The piece concludes that women needed to learn patience and persistence while men needed to learn of the open-mindedness and idealism which women could bring to societal problems.

Drew Pearson examines the temporary draft pending before Congress. America could not compete with Russia in building an army because of the latter's greater reservoir of manpower. No land army, neither Napoleon's nor Hitler's, had ever been able to penetrate Russia successfully. Thus, the U.S. had to develop air and atomic superiority for adequate defense. American troops were needed to maintain bases abroad and to constitute a police force at home to guard the country in case of nuclear attack. The veterans could supply the latter force. Domestic defense, therefore, should not need rely on the draft.

He thinks that the defense planners had overlooked the National Guard and the reserves as a source of manpower, if built up, for overseas activities.

He suggests that after a three-month training program for 18 and 19-year olds, they would be permitted to join the Guard. Guard training should then be under the best of the Army. The Guard would be subject to periodic examination. In addition to the 70-group expanded Air Force, such a program, he believes, should supply an adequate defense and avoid a militaristic system.

The three railroad brotherhoods who had threatened a strike had, just after the seizure of the railroads by the President, urged the President to obtain an injunction to forbid the strike.

A captured secret telegram, dated July 28, 1942, from Ambassador Karl Ritter to L. R. von Neurath of the Wehrmacht Afrika Korps, showed how the Egyptian Government conspired to provide secret information to the Germans just when it hurt the most. He provides the text. The British had been willing to make the telegram and all other such captured documents public, but the State Department had balked, reportedly for pressure from the Defense Department. He notes again that Secretary of Defense Forrestal, during his time as a partner at Dillon, Read on Wall Street, had once been a banker for the Arabian-American oil combine.

Samuel Grafton tells of the diplomatic note conveyed by Ambassador to Moscow Walter Bedell Smith having been both tough and gentle. The Russians had seized on the gentle aspects and sought to have discussions, at which point the U.S. reverted to the tough stance. The hot and cold aspects of the note were baffling.

The news of prospects of such discussions had caused the stock market to jump in New York and the Russians to greet the news with glee.
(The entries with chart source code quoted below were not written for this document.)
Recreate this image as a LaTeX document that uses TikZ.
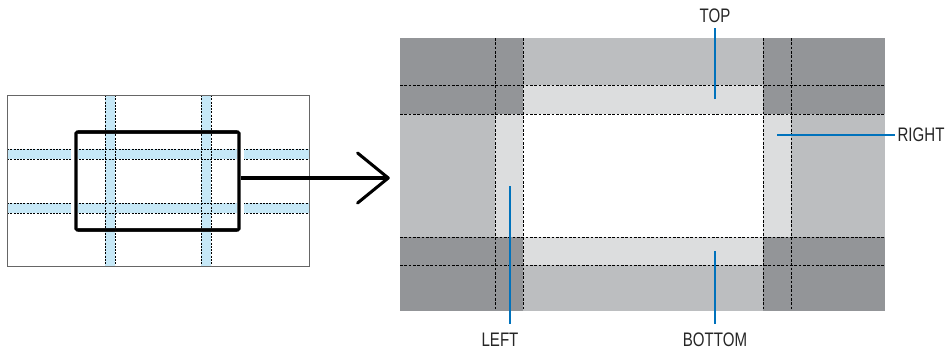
\documentclass[tikz,border=0pt]{standalone}
\usepackage{fontspec}
\setmainfont{Liberation Sans}[FakeStretch=0.77]
\usetikzlibrary{arrows.meta,positioning,calc,fit}
\definecolor{blendblue}{HTML}{C6E8F7}
\definecolor{blendlead}{HTML}{0072BC}
\definecolor{blenddark}{HTML}{939598}
\definecolor{blendmid}{HTML}{BCBEC0}
\definecolor{blendlight}{HTML}{DCDDDE}
\tikzset{blend lead/.style={draw=blendlead, line width=1.6pt}}
\tikzset{blend label/.style={font=\fontsize{16.7}{19}\selectfont, text=black!85, inner sep=2pt}}
\tikzset{blend dots/.style={line width=0.5pt, dash pattern=on 1.7pt off 1.1pt}}
\tikzset{blend dash/.style={line width=0.55pt, dash pattern=on 2.3pt off 1.4pt}}
\tikzset{blend frame/.style={draw=black, line width=2.6pt, rounded corners=1pt, inner sep=0pt}}
\tikzset{blend arrow/.style={-{Straight Barb[length=9.2mm, width=15mm, round]}, line width=2.6pt}}

\begin{document}
\begin{tikzpicture}[x=0.3mm,y=-0.3mm]
		\useasboundingbox (0,0) rectangle (952,355);

		% small screen with the blend bands
		\foreach \x in {105,201} {\fill[blendblue] (\x,95) rectangle (\x+10,266);}
		\foreach \y in {149,203} {\fill[blendblue] (7,\y) rectangle (309,\y+10);}
		\foreach \x in {105,115,201,211} {\draw[blend dots] (\x,95) -- (\x,266);}
		\foreach \y in {149,159,203,213} {\draw[blend dots] (7,\y) -- (309,\y);}
		\node[fit={(7,95) (309,266)}, inner sep=0pt, draw=black!60, line width=0.7pt] (screen) {};

		\node[fit={(76,132) (239,230)}, blend frame] (zoom) {};
		\draw[white, line width=2mm] (zoom.north west) -- (zoom.south west);
		\draw[white, line width=2mm] (zoom.north east) -- (zoom.south east);
		\node[fit={(76,132) (239,230)}, blend frame] {};

		% enlarged view
		\fill[blenddark] (400,38) rectangle (885,311);
		\fill[blendmid] (523,38) rectangle (763,85);
		\fill[blendmid] (523,265) rectangle (763,311);
		\fill[blendmid] (400,114) rectangle (495,237);
		\fill[blendmid] (791,114) rectangle (885,237);
		\fill[blendlight] (523,85) rectangle (763,114);
		\fill[blendlight] (523,237) rectangle (763,265);
		\fill[blendlight] (495,114) rectangle (523,237);
		\fill[blendlight] (763,114) rectangle (791,237);
		\fill[white] (523,114) rectangle (763,237);
		\foreach \x in {495,523,763,791} {\draw[blend dash] (\x,38) -- (\x,311);}
		\foreach \y in {85,114,237,265} {\draw[blend dash] (400,\y) -- (885,\y);}
		\node[fit={(400,38) (885,311)}, inner sep=0pt] (panel) {};

		\coordinate (arrowstart) at ($(zoom.east)+(0,-3)$);
		\draw[blend arrow, shorten >=3mm] (arrowstart) -- (arrowstart -| panel.west);

		% labels
		\node[blend label] (toplabel) at (715,16) {TOP};
		\node[blend label, anchor=west] (rightlabel) at (895,135) {RIGHT};
		\node[blend label] (leftlabel) at (500,340) {LEFT};
		\node[blend label] (bottomlabel) at (715,340) {BOTTOM};

		\coordinate (toppt) at (715,99);
		\coordinate (rightpt) at (777,135);
		\coordinate (leftpt) at (510,186);
		\coordinate (bottompt) at (715,251);

		\draw[blend lead, shorten >=0.6mm] (toppt) -- (toplabel);
		\draw[blend lead] (rightpt) -- (rightlabel.west);
		\draw[blend lead, shorten >=2mm] (leftpt) -- (leftpt |- leftlabel.north);
		\draw[blend lead, shorten >=2mm] (bottompt) -- (bottomlabel);
	\end{tikzpicture}
\end{document}
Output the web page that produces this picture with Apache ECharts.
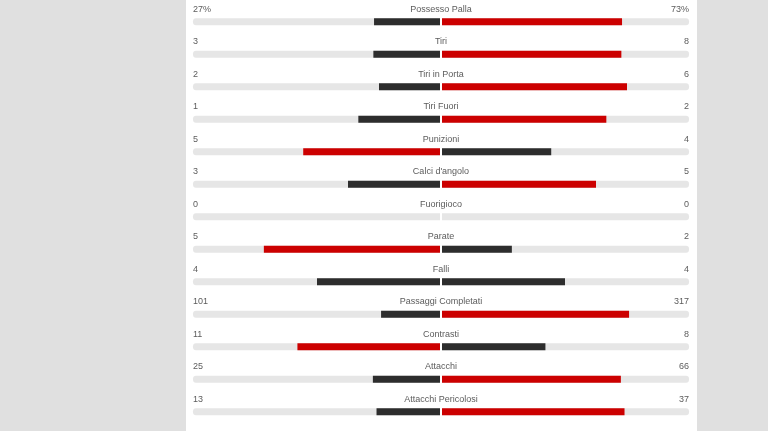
<!DOCTYPE html>
<html>
<head>
<meta charset="utf-8">
<script src="https://cdn.jsdelivr.net/npm/echarts@6/dist/echarts.min.js"></script>
<style>
  html, body { margin: 0; padding: 0; background: #e0e0e0; }
  #chart { width: 768px; height: 431px; }
</style>
</head>
<body>
<div id="chart"></div>
<script>
// statistiche partita
const labels = ['Possesso Palla', 'Tiri', 'Tiri in Porta', 'Tiri Fuori', 'Punizioni', "Calci d'angolo",
  'Fuorigioco', 'Parate', 'Falli', 'Passaggi Completati', 'Contrasti', 'Attacchi', 'Attacchi Pericolosi']
const homeValues = [27, 3, 2, 1, 5, 3, 0, 5, 4, 101, 11, 25, 13]
const awayValues = [73, 8, 6, 2, 4, 5, 0, 2, 4, 317, 8, 66, 37]
const unit = ['%', '', '', '', '', '', '', '', '', '', '', '', '']

const RED = '#cc0000'
const DARK = '#2d2d2d'
const TRACK = '#e6e6e6'
const TEXT = '#5c5c5c'

const chart = echarts.init(document.getElementById('chart'))

function renderRow(params, api) {
  const i = api.value(0)
  const h = homeValues[i]
  const a = awayValues[i]
  const tot = h + a
  const hf = tot ? h / tot : 0
  const af = tot ? a / tot : 0
  const c = api.coord([0, i])
  const xl = api.coord([-1, i])[0]
  const xr = api.coord([1, i])[0]
  const xc = c[0]
  const yText = c[1] - 7
  const yBar = c[1] + 2
  const bh = 7
  const hColor = h > a ? RED : DARK
  const aColor = a > h ? RED : DARK
  const hx = api.coord([-hf, i])[0]
  const ax = api.coord([af, i])[0]
  const font = '9px "Liberation Sans", Arial, sans-serif'
  const children = [
    { type: 'rect', shape: { x: xl, y: yBar, width: xc - 1 - xl, height: bh, r: [3, 0, 0, 3] }, style: { fill: TRACK } },
    { type: 'rect', shape: { x: xc + 1, y: yBar, width: xr - xc - 1, height: bh, r: [0, 3, 3, 0] }, style: { fill: TRACK } },
    { type: 'text', x: xl, y: yText, style: { text: h + unit[i], fill: TEXT, font: font, align: 'left', verticalAlign: 'middle' } },
    { type: 'text', x: xc, y: yText, style: { text: labels[i], fill: TEXT, font: font, align: 'center', verticalAlign: 'middle' } },
    { type: 'text', x: xr, y: yText, style: { text: a + unit[i], fill: TEXT, font: font, align: 'right', verticalAlign: 'middle' } },
  ]
  if (hf > 0) {
    children.push({ type: 'rect', shape: { x: hx, y: yBar, width: xc - 1 - hx, height: bh }, style: { fill: hColor } })
  }
  if (af > 0) {
    children.push({ type: 'rect', shape: { x: xc + 1, y: yBar, width: ax - xc - 1, height: bh }, style: { fill: aColor } })
  }
  return { type: 'group', children: children }
}

chart.setOption({
  animation: false,
  graphic: [
    { type: 'rect', z: -10, shape: { x: 186, y: 0, width: 511, height: 431 }, style: { fill: '#ffffff' } },
  ],
  grid: { left: 193, right: 79, top: -1, bottom: 8.5 },
  xAxis: { type: 'value', min: -1, max: 1, show: false },
  yAxis: { type: 'category', data: labels, inverse: true, show: false },
  series: [
    {
      type: 'custom',
      renderItem: renderRow,
      data: labels.map((l, i) => [i]),
      encode: { y: 0 },
    },
  ],
})
</script>
</body>
</html>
It would be wise, he posits, for Americans to remember Russia's strong stance during the war against Germany and for the Russians to remember America's strong international reputation. In such a conference, the Russians would likely discover that America was not going to succumb to economic depression and America might discover that Russia's interest in security was not just a grim whim.

Such possibilities, however, had been foreclosed by the President's outright rejection of the overture by the Russians.

Joseph Alsop wonders why President Truman and Premier Stalin could not clear up the problems between Russia and the U.S. through discussion. The State Department had thrown cold water on the Russian invitation to discussions because of the bad previous experiences in such conferences. For the most part, the Russians wanted the world split into two spheres of influence, with the U.S. controlling the Western Hemisphere and possibly the Pacific Islands, and Russia controlling the Eurasian continent and the African dependencies. The Russians would not likely be content to accept the current division, as it would leave the non-Soviet sector stronger than the Soviet sector.

The Soviet sector, on the Soviet plan, would be organized as an empire, whereas the West would remain an aggregation of independent states cooperating only loosely and sporadically with one another. Moreover, the President possessed no authority to divide the world on this model, lest he also become dictatorial.

Consequently, American foreign policy favored division on a natural basis rather than an artificial one. The makers of American foreign policy believed that the present situation had derived from the weakness of the non-Soviet sphere, inviting Soviet expansionism. But if the West could be restored through ERP, further imperial adventures would become too risky. The Kremlin would begin to accept the status quo as natural and enduring.

A letter writer is not in favor of State Treasurer Charles Johnson for Governor, recently endorsed by The News. He was a banker and bankers were interested in balanced budgets, but not human welfare.

He likes the eventual winner, Kerr Scott, as he had built a dairy farm and thus knew how to spend the public money wisely.

A letter writer responds to an editorial of May 3, comparing the attributes of Senate candidates, incumbent William B. Umstead and challenger J. Melville Broughton, former Governor. The editorial had found both men qualified, but Governor Broughton better qualified. The writer finds Senator Umstead, having established a record in his year and half since the interim gubernatorial appointment following the death of Senator Josiah William Bailey in December, 1946, with which tenure the editorial had found no fault, to have proved himself worthy of the seat.

A letter writer from Fort Worth, Texas, wants the country to withstand the war debt from World War II by installing a single-unit monetary system. He explains.

The editors respond: "Wouldn't it be easier to abolish war?"

A letter writer finds fault with the "How's Your I.Q.?" column appearing May 11 in the newspaper, addressing a query on correction of the sentence, "There was no one there but him." The answer given was that "him" should have been "he". He finds that correction incorrect and sounding awkward, thinks that "but" for "except" was the actual error.

But you cannot say, "Him was the only one there." Do you see, finally, once and for all? You have to think backwards, as an Englishman.

He thinks "All went but I" equally awkward. But "Me did go to the exclusion of all else" would not be sonorously simpatico to the ear's reverberation unit in Echo.